In the early morning hours of Sunday, the Indonesian security forces executed by firing squad the three Islamists responsible for the 2002 Bali bombings. Security forces all over the country were on high alert, fearing violent backlashes from the bombers’ sympathisers.
Amrozi bin Nurhasyim, one of the Bali bombers executed on Sunday, never expressed any remorse
Hundreds of Islamic extremists poured out onto the streets of the small village of Tenggulu in East Java on Sunday, chanting God is Great and calling for Jihad against the West.
The protesters gathered at the funeral site of the two brothers Amrozi and Mukhlas, who, were executed by the Indonesian authorities on Sunday, along with the Imam Samudra.
The three men had been sentenced to death for their involvement in a bomb attack on a nightclub on the resort island of Bali, which killed 202 people, most of them foreign tourists, in 2002.
Protesters clash with police
As the bodies of Amrozi and Mukhlas arrived by helicopter in Tenggulu, sympathisers of the executed bombers clashed with police. Similar scenes were witnessed at Serang in West Java, when Samudra’s body was flown in.
The hardline Muslim cleric Abu Bakar Bashir led the prayers at the burial service of the two brothers. Bashir is the co-founder and spiritual leader of the Islamic militant group Jemaah Islamiya.
He was also arrested on charges of conspiracy related to the 2002 bombings, but was released in 2006.
Bashir paid a visit to the bombers' family before the executions: ‘’We are sad,” he said, “but also happy that they are being executed. Then they will die as heroes.’’
In Tenggulu, supporters carried banners also declaring the two brothers as martyrs.
But there were some in the village who showed no sympathy: ‘’The execution was just an enforcement of the law. We are not making any accusations against the government because of that. No matter where these men came from, when they have been charged as guilty, they have to be punished,” one villager said.
Fear of revenge acts
Before being executed, the bombers called for more attacks in interviews given to various television channels.
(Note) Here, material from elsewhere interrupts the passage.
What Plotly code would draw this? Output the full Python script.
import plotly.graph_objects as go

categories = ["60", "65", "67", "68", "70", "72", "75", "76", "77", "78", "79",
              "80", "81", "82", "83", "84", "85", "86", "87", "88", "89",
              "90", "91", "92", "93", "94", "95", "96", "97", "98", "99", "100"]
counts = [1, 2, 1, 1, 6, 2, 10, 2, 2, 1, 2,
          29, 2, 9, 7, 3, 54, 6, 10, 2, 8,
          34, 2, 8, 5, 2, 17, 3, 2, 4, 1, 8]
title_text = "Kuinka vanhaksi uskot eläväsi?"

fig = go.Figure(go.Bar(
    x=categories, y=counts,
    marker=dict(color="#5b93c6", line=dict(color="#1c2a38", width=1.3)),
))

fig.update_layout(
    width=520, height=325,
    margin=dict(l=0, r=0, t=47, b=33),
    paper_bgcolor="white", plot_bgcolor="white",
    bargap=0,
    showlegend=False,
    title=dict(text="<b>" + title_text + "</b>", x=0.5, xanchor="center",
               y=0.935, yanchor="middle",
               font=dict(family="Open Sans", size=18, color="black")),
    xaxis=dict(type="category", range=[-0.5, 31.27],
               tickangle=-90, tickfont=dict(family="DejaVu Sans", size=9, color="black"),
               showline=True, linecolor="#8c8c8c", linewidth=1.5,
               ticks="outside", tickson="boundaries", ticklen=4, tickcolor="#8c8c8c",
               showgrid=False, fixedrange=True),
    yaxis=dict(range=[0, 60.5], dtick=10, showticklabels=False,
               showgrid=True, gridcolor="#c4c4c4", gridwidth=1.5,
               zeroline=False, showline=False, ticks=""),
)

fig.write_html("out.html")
The Indonesian authorities now fear there might be further attacks as acts of revenge for the executions. But in an interview with an Australian radio channel, Greg Fealy from the Centre for Indonesian Studies at the Australian National University said that a backlash was not likely from mainstream Muslims, who have very little admiration for the bombers.
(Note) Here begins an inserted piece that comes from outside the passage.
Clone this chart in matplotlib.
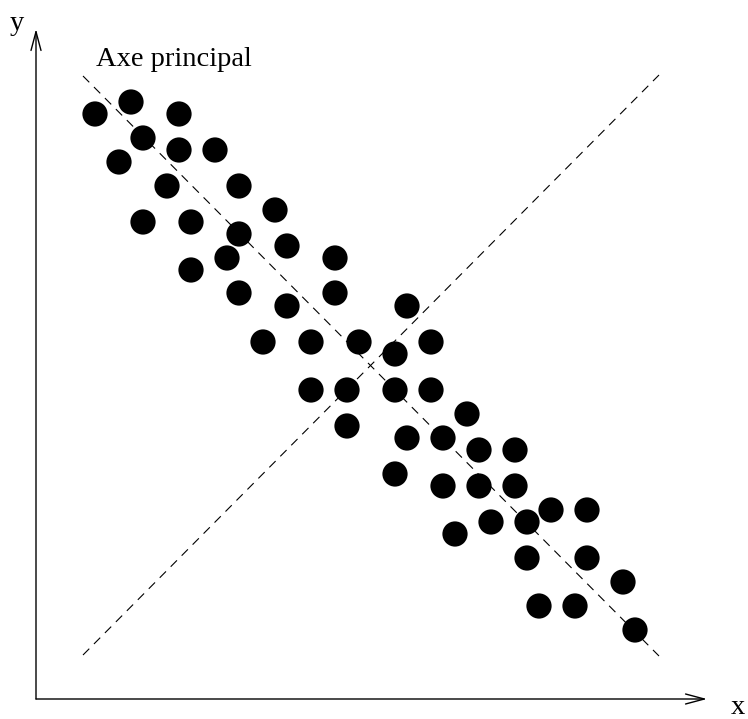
import matplotlib
matplotlib.use("Agg")
import matplotlib.pyplot as plt

# Point cloud (in picture units: x to the right, y downward)
x_vals = [95, 131, 179, 143, 179, 215, 119, 167, 239, 275, 143, 191, 239, 287,
          335, 191, 227, 239, 287, 335, 407, 263, 311, 359, 431, 395, 311, 347,
          395, 431, 347, 467, 407, 443, 479, 515, 395, 443, 479, 515, 551, 587,
          491, 527, 455, 527, 587, 623, 539, 575, 635]
y_vals = [114, 102, 114, 138, 150, 150, 162, 186, 186, 210, 222, 222, 234, 246,
          258, 270, 258, 293, 306, 293, 306, 342, 342, 342, 342, 354, 390, 390,
          390, 390, 426, 414, 438, 438, 450, 450, 474, 486, 486, 486, 510, 510,
          522, 522, 534, 558, 558, 582, 606, 606, 630]

principal_axis = ([83, 659], [76, 656])
second_axis = ([83, 659], [655, 75])
origin = (36, 699)
x_end = (707, 699)
y_end = (36, 29)
axis_labels = {"x": (738, 708), "y": (17, 23)}
title_text = "Axe principal"
title_pos = (96, 59)

fig = plt.figure(figsize=(7.48, 7.19), dpi=100)
ax = fig.add_axes([0, 0, 1, 1])
ax.set_xlim(0, 748)
ax.set_ylim(719, 0)
ax.axis("off")

ax.plot(*principal_axis, color="black", lw=0.8, dashes=(8, 6))
ax.plot(*second_axis, color="black", lw=0.8, dashes=(8, 6))

ax.scatter(x_vals, y_vals, s=330, color="black", edgecolors="none", zorder=3)

arrowprops = dict(arrowstyle="->,head_length=1.35,head_width=0.36",
                  color="black", lw=1.0, shrinkA=0, shrinkB=0)
ax.annotate("", xy=x_end, xytext=origin, arrowprops=arrowprops)
ax.annotate("", xy=y_end, xytext=origin, arrowprops=arrowprops)

font = ["Liberation Serif", "DejaVu Serif"]
ax.text(*axis_labels["x"], "x", family=font, fontsize=20.5, ha="center", va="center")
ax.text(*axis_labels["y"], "y", family=font, fontsize=20.5, ha="center", va="center")
ax.text(*title_pos, title_text, family=font, fontsize=20.5, ha="left", va="center")

fig.savefig("out.png", dpi=100)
He said that many mainstream Muslim leaders blamed the bombers for the negative global image of Indonesian Muslims.
‘’The only place where there may be a reaction is amongst strongly Islamist fringes of the Islamic community and particularly those most extreme elements that might be drawn towards Jihadism,” Fealy explained.
“And it’s possible that those sections of community that probably do regard the Bali bombers as martyrs will feel very grave. There may be some small protests and it’s also possible that some of the committed Jihadists or people who have engaged in violence in the past may try to launch an attack.’’
US and Australia advise caution
Already, two of the bombers’ sympathisers have been arrested for making bomb threats.
The Australian and US embassies have also received threats. They have advised their nationals to keep a low profile and avoid unnecessary travel.
According to media reports, 3500 police officers have been deployed in Bali alone. Security has been beefed up at all embassies and tourist locations.